My one vaguely work-related commitment during this holiday has been to drive to Omagh, 85 km away, and talk to a group of local community activists who are involved in post-conflict reconciliation issues in County Fermanagh and western Tyrone, and are planning a fact-finding trip to Bosnia to see what future there might be for cooperation between the two areas. They wheeled me in to do a quick briefing on Bosnian history, politics and culture for the trip participants.
Bosnia is no longer a country I do much work on, but I did live there from January 1997 to May 1998, with Anne and the infant B joining me half way through. And since it's where my career really picked up, and since I got that job largely on the strength of what I learnt from Northern Ireland politics, it seemed right to try and repay some of my debts to this part of the world.

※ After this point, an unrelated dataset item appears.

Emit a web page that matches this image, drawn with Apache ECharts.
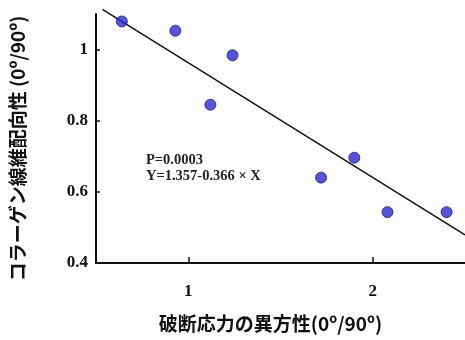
<!DOCTYPE html>
<html><head><meta charset="utf-8">
<script src="https://cdn.jsdelivr.net/npm/echarts@6/dist/echarts.min.js"></script>
<style>html,body{margin:0;padding:0;background:#fff}#c{width:465px;height:340px}</style>
</head><body><div id="c"></div>
<script>
const xValues = [0.64, 0.93, 1.12, 1.24, 1.72, 1.90, 2.08, 2.40];
const yValues = [1.079, 1.053, 0.845, 0.984, 0.640, 0.696, 0.543, 0.543];
const fitX = [0.535, 2.5];
const fitY = [1.113, 0.479];
const xTicks = [1, 2];
const yTicks = [0.4, 0.6, 0.8, 1];
const annotation = ['P=0.0003', 'Y=1.357-0.366 × X'];
const xName = '破断応力の異方性(0º/90º)';
const yName = 'コラーゲン線維配向性 (0º/90º)';

const chart = echarts.init(document.getElementById('c'), null, {renderer: 'canvas'});
const labelStyle = {fontFamily: 'Liberation Serif', fontWeight: 'bold', fontSize: 17, color: '#111'};
const nameStyle = {fontFamily: 'Noto Sans CJK JP', fontWeight: 'bold', fontSize: 19, color: '#111'};
chart.setOption({
  animation: false,
  grid: {left: 96, top: 14, right: -3, bottom: 77},
  xAxis: {
    type: 'value', min: 0.5, max: 2.5,
    axisLine: {lineStyle: {color: '#111', width: 2}},
    axisTick: {inside: true, length: 6, customValues: xTicks, lineStyle: {color: '#111', width: 1.5}},
    splitLine: {show: false},
    axisLabel: Object.assign({margin: 20, customValues: xTicks}, labelStyle),
    name: xName, nameLocation: 'middle', nameGap: 51,
    nameTextStyle: Object.assign({padding: [0, 20, 0, 0]}, nameStyle)
  },
  yAxis: {
    type: 'value', min: 0.4, max: 1.1,
    axisLine: {show: true, lineStyle: {color: '#111', width: 2}},
    axisTick: {show: true, inside: true, length: 4, customValues: yTicks, lineStyle: {color: '#111', width: 1.5}},
    splitLine: {show: false},
    axisLabel: Object.assign({margin: 8, customValues: yTicks}, labelStyle),
    name: yName, nameLocation: 'middle', nameGap: 69, nameRotate: 90,
    nameTextStyle: Object.assign({padding: [0, 0, 0, -20]}, nameStyle)
  },
  series: [
    {type: 'line', data: fitX.map((x, i) => [x, fitY[i]]), symbol: 'none', clip: false,
     lineStyle: {color: '#111', width: 1.5}, z: 2},
    {type: 'scatter', data: xValues.map((x, i) => [x, yValues[i]]), symbolSize: 11,
     itemStyle: {color: '#2b2bd0', borderColor: '#1a1a7a', borderWidth: 1}, z: 3}
  ],
  graphic: [{
    type: 'text', left: 146, top: 152,
    style: {text: annotation.join('\n'), fontFamily: 'Liberation Serif', fontWeight: 'bold',
      fontSize: 14.5, lineHeight: 16, fill: '#222'}
  }]
});
</script></body></html>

My presentation went well, but at the end when I was giving the statistics of the Bosnian war, hundreds of thousands killed, over half the population displaced, thousands of rapes, one of my audience sighed and said, "It puts our problems into perspective, doesn't it?" I couldn't think of a response. On the one hand, of course it does; but on the other, by talking about Bosnia I don't think we are saying that what happened in Omagh doesn't matter.
Peace mural
On the long and thoughtful drive home, I came across this little bit of cultural inventiveness:
If you find your own history difficult to deal with, hey, why not borrow someone else's?